Nor did Bohmwald submit evidence to corroborate her assertion that, had she been fully advised in 2006 of the immigration consequences of her plea, she would not have pleaded no contest to violating section 484e, subdivision (d). The absence of such evidence further showed a lack of prejudice. (See Lee v. United States (2017) 582 U.S. ___, ___ [137 S.Ct. 1958, 1967, 198 L.Ed.2d 476] [“[c]ourts should not upset a plea solely because of post hoc assertions from a defendant about how he would have pleaded but for his attorney’s deficiencies,” but “should instead look to contemporaneous evidence to substantiate a defendant’s expressed preferences”]; People v. Bravo, supra, 58 Cal.App.5th at p. 1172 [defendant “points to no contemporaneous evidence in the record to independently corroborate the attestation in his declaration”], review granted; People v. Cruz-Lopez (2018) 27 Cal.App.5th 212, 224 [“a declaration by defendant is suspect by itself”]; cf. Lee, at pp. ___, ___, 137 S.Ct. at pp. 1963, 1968 [defendant and his trial counsel testified “‘deportation was the determinative issue in [the defendant’s] decision whether to accept the plea,’” and the defendant’s responses during the plea colloquy confirmed the importance he placed on deportation]; People v. Ogunmowo (2018) 23 Cal.App.5th 67, 78‑79 [defendant’s attorney stated in a declaration that the defendant affirmatively sought his advice about immigration consequences before entering his guilty plea, which provided “contemporaneous evidence” to support the defendant’s “assertion he would have rejected the plea deal if his attorney had not misadvised him about the immigration consequences of a conviction”].)
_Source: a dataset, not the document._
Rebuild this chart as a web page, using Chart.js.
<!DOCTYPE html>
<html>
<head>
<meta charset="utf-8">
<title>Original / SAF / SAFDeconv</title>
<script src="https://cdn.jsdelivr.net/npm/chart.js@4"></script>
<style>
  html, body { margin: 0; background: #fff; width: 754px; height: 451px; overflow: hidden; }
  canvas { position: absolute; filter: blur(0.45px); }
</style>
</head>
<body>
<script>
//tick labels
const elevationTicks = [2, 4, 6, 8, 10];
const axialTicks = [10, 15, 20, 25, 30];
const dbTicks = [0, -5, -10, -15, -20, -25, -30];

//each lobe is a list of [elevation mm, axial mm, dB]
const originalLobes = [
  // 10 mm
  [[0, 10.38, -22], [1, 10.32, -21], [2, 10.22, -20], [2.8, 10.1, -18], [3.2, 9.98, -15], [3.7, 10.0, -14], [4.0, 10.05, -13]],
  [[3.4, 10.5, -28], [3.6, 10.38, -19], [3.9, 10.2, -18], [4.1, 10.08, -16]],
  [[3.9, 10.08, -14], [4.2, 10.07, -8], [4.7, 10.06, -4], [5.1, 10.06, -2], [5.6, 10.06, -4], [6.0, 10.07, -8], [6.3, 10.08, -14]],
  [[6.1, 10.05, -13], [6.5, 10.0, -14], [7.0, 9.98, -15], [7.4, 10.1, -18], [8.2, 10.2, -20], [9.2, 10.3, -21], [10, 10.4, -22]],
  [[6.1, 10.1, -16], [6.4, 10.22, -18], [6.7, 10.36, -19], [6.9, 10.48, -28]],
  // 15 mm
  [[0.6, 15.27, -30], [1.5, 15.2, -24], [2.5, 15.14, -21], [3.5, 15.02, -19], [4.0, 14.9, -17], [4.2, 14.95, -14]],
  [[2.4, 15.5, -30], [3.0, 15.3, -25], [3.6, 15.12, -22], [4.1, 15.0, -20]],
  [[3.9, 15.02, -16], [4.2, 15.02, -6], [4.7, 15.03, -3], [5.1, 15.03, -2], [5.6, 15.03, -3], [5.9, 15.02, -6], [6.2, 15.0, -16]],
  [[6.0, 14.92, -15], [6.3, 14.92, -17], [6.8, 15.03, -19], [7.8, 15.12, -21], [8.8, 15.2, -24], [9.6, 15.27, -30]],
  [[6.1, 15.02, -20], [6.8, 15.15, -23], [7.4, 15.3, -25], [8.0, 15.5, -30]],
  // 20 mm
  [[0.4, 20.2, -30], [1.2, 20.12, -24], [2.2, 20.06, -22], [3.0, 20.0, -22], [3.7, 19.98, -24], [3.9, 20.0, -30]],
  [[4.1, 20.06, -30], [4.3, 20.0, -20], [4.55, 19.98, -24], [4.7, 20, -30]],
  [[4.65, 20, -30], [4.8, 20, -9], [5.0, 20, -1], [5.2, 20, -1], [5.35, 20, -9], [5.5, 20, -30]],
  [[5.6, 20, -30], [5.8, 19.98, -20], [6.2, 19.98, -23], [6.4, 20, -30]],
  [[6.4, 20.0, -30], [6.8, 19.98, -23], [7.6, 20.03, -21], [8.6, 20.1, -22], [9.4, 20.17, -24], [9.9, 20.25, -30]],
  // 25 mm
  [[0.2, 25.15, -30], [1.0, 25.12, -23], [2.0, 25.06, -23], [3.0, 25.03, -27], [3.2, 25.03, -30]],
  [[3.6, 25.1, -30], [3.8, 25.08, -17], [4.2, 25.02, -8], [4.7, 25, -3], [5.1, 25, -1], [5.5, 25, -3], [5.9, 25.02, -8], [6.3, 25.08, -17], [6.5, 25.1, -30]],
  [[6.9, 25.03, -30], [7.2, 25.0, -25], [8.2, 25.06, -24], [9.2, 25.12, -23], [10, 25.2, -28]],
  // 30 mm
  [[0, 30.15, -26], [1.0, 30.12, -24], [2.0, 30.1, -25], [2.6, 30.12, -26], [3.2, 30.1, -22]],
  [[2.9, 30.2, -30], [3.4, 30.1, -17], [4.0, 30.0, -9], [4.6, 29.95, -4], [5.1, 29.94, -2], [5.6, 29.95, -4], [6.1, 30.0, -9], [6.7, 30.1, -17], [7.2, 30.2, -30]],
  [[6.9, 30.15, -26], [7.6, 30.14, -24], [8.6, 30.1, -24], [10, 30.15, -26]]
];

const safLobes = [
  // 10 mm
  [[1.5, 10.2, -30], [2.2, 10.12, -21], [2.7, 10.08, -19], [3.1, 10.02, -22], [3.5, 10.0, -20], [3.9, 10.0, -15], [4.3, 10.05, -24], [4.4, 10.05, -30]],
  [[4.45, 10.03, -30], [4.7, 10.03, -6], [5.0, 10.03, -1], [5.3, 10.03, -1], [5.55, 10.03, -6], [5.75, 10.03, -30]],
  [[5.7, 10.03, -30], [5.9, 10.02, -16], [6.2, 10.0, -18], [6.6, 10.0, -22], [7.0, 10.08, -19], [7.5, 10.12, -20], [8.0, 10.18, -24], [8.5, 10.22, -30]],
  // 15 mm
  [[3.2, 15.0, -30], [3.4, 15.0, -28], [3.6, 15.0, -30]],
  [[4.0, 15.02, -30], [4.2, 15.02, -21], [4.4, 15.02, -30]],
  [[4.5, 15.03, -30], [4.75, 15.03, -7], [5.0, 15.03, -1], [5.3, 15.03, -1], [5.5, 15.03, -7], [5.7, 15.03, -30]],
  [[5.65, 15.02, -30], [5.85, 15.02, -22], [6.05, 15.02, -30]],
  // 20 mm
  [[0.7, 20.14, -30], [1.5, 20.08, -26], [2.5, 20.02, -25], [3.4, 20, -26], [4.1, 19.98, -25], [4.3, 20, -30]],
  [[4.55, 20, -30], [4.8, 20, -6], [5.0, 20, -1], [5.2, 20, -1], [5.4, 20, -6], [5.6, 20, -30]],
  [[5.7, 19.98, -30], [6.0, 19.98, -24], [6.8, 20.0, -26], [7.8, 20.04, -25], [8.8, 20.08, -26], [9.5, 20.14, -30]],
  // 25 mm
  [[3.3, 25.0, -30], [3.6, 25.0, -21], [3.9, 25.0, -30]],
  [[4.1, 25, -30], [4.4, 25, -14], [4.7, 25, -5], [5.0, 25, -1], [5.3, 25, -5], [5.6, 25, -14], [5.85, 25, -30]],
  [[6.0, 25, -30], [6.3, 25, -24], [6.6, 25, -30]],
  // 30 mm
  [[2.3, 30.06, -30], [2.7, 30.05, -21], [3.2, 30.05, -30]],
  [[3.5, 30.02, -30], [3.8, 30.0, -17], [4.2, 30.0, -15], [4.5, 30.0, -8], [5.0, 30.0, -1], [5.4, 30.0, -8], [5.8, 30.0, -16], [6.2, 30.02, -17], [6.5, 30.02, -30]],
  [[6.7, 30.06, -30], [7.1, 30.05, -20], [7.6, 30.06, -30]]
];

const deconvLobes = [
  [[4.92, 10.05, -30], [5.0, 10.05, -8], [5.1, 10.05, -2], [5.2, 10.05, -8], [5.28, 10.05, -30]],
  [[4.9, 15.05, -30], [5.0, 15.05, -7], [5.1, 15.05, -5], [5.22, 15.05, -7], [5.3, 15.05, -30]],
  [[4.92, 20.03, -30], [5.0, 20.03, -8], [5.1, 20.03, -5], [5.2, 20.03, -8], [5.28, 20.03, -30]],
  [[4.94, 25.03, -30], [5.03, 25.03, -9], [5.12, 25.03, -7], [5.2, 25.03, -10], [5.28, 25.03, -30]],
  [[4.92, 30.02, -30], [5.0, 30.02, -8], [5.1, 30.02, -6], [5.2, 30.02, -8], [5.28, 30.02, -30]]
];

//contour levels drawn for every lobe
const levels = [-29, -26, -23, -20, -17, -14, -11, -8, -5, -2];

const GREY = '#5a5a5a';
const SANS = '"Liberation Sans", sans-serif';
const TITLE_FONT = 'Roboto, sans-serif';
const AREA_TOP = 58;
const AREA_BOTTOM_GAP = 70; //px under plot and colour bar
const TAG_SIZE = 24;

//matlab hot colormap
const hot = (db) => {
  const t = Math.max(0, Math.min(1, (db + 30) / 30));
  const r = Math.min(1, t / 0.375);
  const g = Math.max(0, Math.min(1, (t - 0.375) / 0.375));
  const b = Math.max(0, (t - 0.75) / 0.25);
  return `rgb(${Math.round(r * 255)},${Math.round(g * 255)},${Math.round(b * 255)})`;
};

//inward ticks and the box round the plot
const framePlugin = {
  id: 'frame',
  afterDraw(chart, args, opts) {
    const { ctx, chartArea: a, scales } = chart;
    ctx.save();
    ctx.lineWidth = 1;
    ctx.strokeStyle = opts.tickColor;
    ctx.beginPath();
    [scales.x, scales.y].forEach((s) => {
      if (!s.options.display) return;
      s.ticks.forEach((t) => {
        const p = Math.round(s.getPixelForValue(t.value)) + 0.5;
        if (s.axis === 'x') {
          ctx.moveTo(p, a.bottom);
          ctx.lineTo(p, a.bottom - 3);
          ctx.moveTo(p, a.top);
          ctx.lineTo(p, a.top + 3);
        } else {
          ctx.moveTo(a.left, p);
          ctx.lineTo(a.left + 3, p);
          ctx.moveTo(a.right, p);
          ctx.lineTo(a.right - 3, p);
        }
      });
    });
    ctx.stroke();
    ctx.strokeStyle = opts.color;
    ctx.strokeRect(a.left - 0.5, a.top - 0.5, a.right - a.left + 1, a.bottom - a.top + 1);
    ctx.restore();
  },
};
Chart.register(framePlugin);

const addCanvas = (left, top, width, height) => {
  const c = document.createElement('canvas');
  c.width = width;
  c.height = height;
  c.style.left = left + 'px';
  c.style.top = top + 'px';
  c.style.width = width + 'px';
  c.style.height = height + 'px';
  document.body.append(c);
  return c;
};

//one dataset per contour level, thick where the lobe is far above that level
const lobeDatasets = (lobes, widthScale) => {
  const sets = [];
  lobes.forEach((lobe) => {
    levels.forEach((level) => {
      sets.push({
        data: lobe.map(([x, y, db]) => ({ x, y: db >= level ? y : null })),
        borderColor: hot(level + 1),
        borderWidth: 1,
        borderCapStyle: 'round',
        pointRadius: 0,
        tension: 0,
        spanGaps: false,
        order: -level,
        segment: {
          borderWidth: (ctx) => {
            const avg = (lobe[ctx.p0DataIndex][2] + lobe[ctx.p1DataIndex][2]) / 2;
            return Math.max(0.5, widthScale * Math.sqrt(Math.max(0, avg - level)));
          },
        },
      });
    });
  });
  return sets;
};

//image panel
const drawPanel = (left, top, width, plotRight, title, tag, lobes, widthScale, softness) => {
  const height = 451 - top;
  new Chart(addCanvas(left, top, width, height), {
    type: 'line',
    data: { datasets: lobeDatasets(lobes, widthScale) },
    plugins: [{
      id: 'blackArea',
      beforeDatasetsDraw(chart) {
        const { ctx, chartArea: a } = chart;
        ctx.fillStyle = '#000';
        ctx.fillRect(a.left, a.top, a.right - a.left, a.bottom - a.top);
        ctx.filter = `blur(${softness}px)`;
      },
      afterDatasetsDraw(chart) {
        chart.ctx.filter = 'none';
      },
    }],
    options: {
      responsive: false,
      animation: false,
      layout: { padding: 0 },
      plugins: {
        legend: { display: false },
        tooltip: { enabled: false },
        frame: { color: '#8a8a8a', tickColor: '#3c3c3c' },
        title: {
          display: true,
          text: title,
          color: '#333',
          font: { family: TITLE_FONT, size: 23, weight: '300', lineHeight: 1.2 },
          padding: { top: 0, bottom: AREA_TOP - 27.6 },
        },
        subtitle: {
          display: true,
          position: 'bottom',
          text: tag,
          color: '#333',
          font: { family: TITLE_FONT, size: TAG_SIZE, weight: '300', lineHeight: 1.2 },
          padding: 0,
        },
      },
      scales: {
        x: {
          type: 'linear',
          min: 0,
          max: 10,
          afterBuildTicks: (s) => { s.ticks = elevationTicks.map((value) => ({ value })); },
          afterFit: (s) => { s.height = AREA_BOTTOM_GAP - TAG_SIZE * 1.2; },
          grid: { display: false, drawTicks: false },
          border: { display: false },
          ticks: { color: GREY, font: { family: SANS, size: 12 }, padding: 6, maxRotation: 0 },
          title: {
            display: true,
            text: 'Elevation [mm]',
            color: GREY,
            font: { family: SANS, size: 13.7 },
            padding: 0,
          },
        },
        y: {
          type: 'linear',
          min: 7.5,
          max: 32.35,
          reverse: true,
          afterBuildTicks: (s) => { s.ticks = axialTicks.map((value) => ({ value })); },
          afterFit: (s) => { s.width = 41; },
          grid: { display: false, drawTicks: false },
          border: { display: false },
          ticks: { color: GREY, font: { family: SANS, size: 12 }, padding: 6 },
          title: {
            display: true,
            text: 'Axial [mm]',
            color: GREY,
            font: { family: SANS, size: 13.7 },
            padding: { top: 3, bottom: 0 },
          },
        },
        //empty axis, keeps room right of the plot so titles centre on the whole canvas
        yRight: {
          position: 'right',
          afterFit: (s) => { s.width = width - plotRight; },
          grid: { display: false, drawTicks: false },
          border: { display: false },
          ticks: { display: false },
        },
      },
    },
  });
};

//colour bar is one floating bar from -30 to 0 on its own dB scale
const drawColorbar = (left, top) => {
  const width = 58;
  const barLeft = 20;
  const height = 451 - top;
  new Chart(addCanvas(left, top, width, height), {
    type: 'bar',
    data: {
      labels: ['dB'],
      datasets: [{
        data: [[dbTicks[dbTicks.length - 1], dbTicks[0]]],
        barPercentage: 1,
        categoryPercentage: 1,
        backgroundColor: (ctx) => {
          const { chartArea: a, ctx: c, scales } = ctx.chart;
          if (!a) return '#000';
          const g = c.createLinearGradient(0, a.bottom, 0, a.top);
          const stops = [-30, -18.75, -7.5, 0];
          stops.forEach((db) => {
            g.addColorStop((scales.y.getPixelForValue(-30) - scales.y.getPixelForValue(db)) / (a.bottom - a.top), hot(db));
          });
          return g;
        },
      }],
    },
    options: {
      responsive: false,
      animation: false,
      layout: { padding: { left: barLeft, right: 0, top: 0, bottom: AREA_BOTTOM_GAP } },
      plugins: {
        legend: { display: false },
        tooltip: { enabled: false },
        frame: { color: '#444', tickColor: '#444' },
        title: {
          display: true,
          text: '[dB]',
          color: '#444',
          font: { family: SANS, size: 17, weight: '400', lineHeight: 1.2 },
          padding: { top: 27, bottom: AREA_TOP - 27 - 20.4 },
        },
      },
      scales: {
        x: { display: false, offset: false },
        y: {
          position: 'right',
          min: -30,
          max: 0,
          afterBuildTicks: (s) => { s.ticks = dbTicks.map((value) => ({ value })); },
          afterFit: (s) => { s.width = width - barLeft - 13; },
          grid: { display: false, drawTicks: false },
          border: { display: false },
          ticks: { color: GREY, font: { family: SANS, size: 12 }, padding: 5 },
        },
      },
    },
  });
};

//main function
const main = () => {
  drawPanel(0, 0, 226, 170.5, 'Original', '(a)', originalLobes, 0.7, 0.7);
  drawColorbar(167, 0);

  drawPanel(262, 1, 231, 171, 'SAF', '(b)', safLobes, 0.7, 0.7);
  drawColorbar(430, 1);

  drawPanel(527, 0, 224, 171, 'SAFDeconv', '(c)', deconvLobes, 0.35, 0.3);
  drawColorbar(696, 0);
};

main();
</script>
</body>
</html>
The order denying Bohmwald’s motion under section 1473.7 to vacate her 2006 conviction is affirmed.
PERLUSS, P. J.
 Statutory references are to the Penal Code.
 “[A]ccess card information [is] a term encompassing information related to credit and debit cards, bank accounts, and similar financial devices.” (People v. Liu (2019) 8 Cal.5th 253, 255‑256.)
 Bohmwald also filed a motion under section 1016.5, arguing that the trial court in her 2006 case failed to advise her of the immigration consequences of her plea, which “prejudiced” her. “[S]ection 1016.5 requires that before accepting a plea of guilty or nolo contendere to any criminal offense, the trial court must advise the defendant that if he or she is not a United States citizen, conviction of the offense may result in deportation, exclusion from admission to the United States, or denial of naturalization pursuant to the laws of the United States.” (People v. Martinez (2013) 57 Cal.4th 555, 558; see § 1016.5, subd. (a).) It does not appear the superior court ruled on the motion under section 1016.5, and Bohmwald does not argue that her 2006 conviction should be vacated because the trial court failed to advise her of the immigration consequences of her plea under section 1016.5.
 Bohmwald denied the stolen checks and the bag containing the checks belonged to her.
 Bohmwald states she “is not basing her claim for relief on the ineffective assistance of her plea counsel and is not contending that counsel was ineffective.” Rather, Bohmwald states her motion under section 1473.7 is based on “one or more prejudicial errors” that “damaged her ability to understand or defend against the actual or potential adverse immigration consequences of her plea.”
 The Supreme Court granted review to consider whether the court of appeal erred in ruling the defendant failed to demonstrate prejudice within the meaning of section 1473.7 from trial counsel’s failure to properly advise him of the immigration consequences of his plea.
 The superior court did not make an explicit finding that Bohmwald’s attorney failed to discuss with Bohmwald the immigration consequences of her plea. The court found Bohmwald failed to show any error that affected her ability to meaningfully understand the consequences of her plea. Contrary to Bohmwald’s assertion, section 1473.7 does not require the court to make a finding regarding the attorney’s performance at the plea hearing. (See § 1473.7, subd. (a)(1) [a court need not make a finding of ineffective assistance of counsel to find a plea was legally invalid].)
 Bohmwald argues that the circumstances of her life in 2006 supported her testimony that “adverse immigration consequences were a priority for her.” As discussed, the superior court found that in 2006 Bohmwald did not appear to have much concern about the immigration consequences of her plea. (Cf. People v. Mejia, supra, 36 Cal.App.5th at p. 872 [evidence that the defendant’s “wife and infant son were living in the United States,” the fact the defendant pleaded open to the court rather than pursuant to “a negotiated disposition,” and the presence of “lingering questions about the strength of the underlying evidence” substantiated the defendant’s claim “he would not have pleaded guilty had he known about the mandatory and dire immigration ramifications”]; People v. Camacho, supra, 32 Cal.App.5th at p. 1011 [defendant presented “compelling” evidence, including that he was married to a United States citizen and had a young son who was a United States citizen, to support the defendant’s assertion he would have rejected the plea offer had he known of the immigration consequences].)
* Judge of the Orange County Superior Court, assigned by the Chief Justice pursuant to article VI, section 6 of the California Constitution.